Indian companies with manufacturing operations in the country will face challenges in maintaining their production flow, leading to delays and potential shortages in the market. This disruption could affect the availability of products and might force companies to seek alternatives.

“While we are concerned about the impact on the supply chain and the potential delays and disruptions it might cause, we are hopeful that the situation will improve soon,” Chandrima Chatterjee, Secretary General, Confederation of Indian Textile Industry (CITI) said.

As per CITI, Indian enterprises engaged in manufacturing within the nation may encounter difficulties in sustaining their production flow, hence resulting in market delays and possible scarcities. The product supply may be impacted by this disruption, and businesses may be forced to look for alternate manufacturing options to lessen the effects.

Global Apparel Market and India's Share In It

The global apparel market is a behemoth, driven by ever-changing fashion trends, consumer preferences, and economic conditions. It is a highly competitive landscape with significant opportunities and challenges.

While India is among the world's largest producers of textiles and apparel, its global apparel market share is around 4-5%. It puts it behind giants like the United States and China, which hold a significantly larger market share. The US, with apparel revenue of 351.35 billion, and China, with 313.82 billion in revenue, hold the first and second positions, respectively.

The apparel market is estimated to be valued at $1.79 trillion in 2024, accounting for 1.63% of the global gross domestic product. The apparel market is projected to grow at a CAGR of 2.81% between 2024 and 2028. The Apparel market accounts for 1.63% of the world’s GDP.

Bangladesh's Textile Industry

Bangladesh's textile industry is a cornerstone of its economy. It is one of the world's largest apparel exporters, second only to China. Here are a few things to know about its textile industry:

  • Massive Employment: The sector employs millions, primarily women, making it a significant contributor to the country's social and economic development.  
  • Export Dominance: Ready-made garments (RMG) account for the vast majority of Bangladesh's export earnings, making it heavily reliant on global fashion trends and consumer demand.  
  • Rapid Growth: The industry has experienced rapid growth in recent decades, driven by factors such as low labor costs, a favorable business climate, and increasing global demand for affordable clothing

Future of the Indian Textile Market

In yarn and fabric exports, with Bangladesh being a major buyer of Indian cotton yarn and fabrics, the spinning sector may face short-term issues. A swift recovery in Bangladesh is crucial for these two sectors.

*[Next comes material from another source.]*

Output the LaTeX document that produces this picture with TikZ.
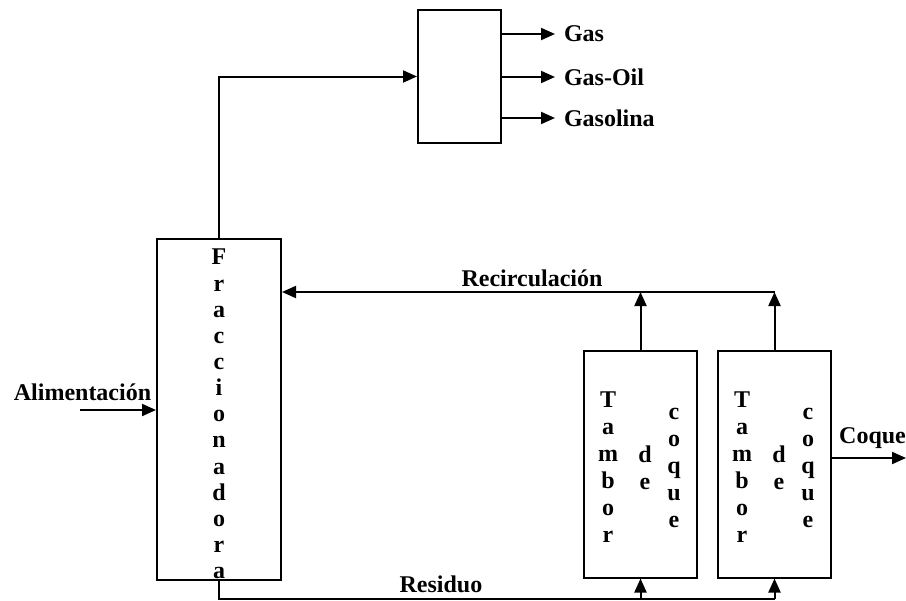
\documentclass[tikz,border=0pt]{standalone}
\usepackage{fontspec}
\setmainfont{Liberation Serif}
\usetikzlibrary{arrows.meta}
\begin{document}
\begin{tikzpicture}[x=0.75pt,y=-0.75pt,line width=1.5pt,
  box/.style={draw,inner sep=0pt,line width=1.5pt},
  lbl/.style={font=\fontsize{18}{20}\selectfont\bfseries,inner sep=0pt},
  outlbl/.style={lbl,anchor=west,inner xsep=6pt},
  col/.style={font=\fontsize{18}{20.25}\selectfont\bfseries,align=center,inner sep=0pt},
  fcol/.style={font=\fontsize{18}{19.6}\selectfont\bfseries,align=center,inner sep=0pt},
  arr/.style={-{Triangle[length=10.5pt,width=9pt]}}]
\useasboundingbox (0,0) rectangle (906,600);

% boxes
\node[box,minimum width=93pt,minimum height=255.75pt] (frac) at (219,409.5) {};
\node[box,minimum width=62.25pt,minimum height=99.75pt] (sep) at (459.5,76.5) {};
\node[box,minimum width=84.75pt,minimum height=170.25pt] (d1) at (640.5,464) {};
\node[box,minimum width=84.75pt,minimum height=170.25pt] (d2) at (774.5,464) {};

% vertical texts
\node[fcol] (fractxt) at (219,414) {F\\r\\a\\c\\c\\i\\o\\n\\a\\d\\o\\r\\a};
\node[col] (t1) at (608,467) {T\\a\\m\\b\\o\\r};
\node[col] (de1) at (645,468) {d\\e};
\node[col] (c1) at (674,468) {c\\o\\q\\u\\e};
\node[col] (t2) at (742,467) {T\\a\\m\\b\\o\\r};
\node[col] (de2) at (779,468) {d\\e};
\node[col] (c2) at (808,468) {c\\o\\q\\u\\e};

% outputs of separator
\node[outlbl] (gas) at (555,34) {Gas};
\node[outlbl] (gasoil) at (555,77) {Gas-Oil};
\node[outlbl] (gasolina) at (555,118) {Gasolina};
\draw[arr] (sep.east |- gas.west) -- (gas.west);
\draw[arr] (sep.east |- gasoil.west) -- (gasoil.west);
\draw[arr] (sep.east |- gasolina.west) -- (gasolina.west);

% fractionator to separator
\draw[arr] (frac.north) |- (sep.west);

% feed
\node[lbl] (alim) at (82.5,392) {Alimentación};
\coordinate (ain) at (80,410);
\draw[arr] (ain) -- (frac.west |- ain);

% recirculation
\coordinate (rc) at (774.5,292);
\node[lbl] (reclbl) at (532,278) {Recirculación};
\draw[arr] (rc) -- (frac.east |- rc);
\draw[arr] (d1.north) -- (d1.north |- rc);
\draw[arr] (d2.north) -- (rc);

% residue
\coordinate (rs) at (774.5,598.5);
\node[lbl] (reslbl) at (441,584) {Residuo};
\draw (frac.south) |- (rs);
\draw[arr] (d1.south |- rs) -- (d1.south);
\draw[arr] (rs) -- (d2.south);

% coke
\coordinate (cout) at (906,458);
\node[lbl] (coque) at (872.5,438) {Coque};
\draw[arr] (d2.east |- cout) -- (cout);
\end{tikzpicture}
\end{document}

Once the businesses resume production, which can happen in a week, demand for yarn and fabric may rebound strongly to manage the Shortages created by the disruption in their spinning sector.

Apparel imports from Bangladesh have declined over the past few months, and a further drastic reduction in imports is expected. Consequently, goods may not arrive in time for India’s upcoming festival season. It will help Indian manufacturers to get more orders from domestic retailers.

Bangladesh is the biggest customer for yarn exports as of now, with around 25% to 30% of exports going to Bangladesh. Any disruption over there will create issues here as well. However, this situation is relatively minor and has not yet impacted demand. But unless it is resolved or continues for a long period. Then, there could be a concern. But as of now, there does not seem to be an issue.

Conclusion

In the short term, there is a definitive impact of the Bangladesh crisis on the Indian textile industry. However, not everything is gloomy, as there are companies from the textile and spinning industries that are likely to benefit from the crises.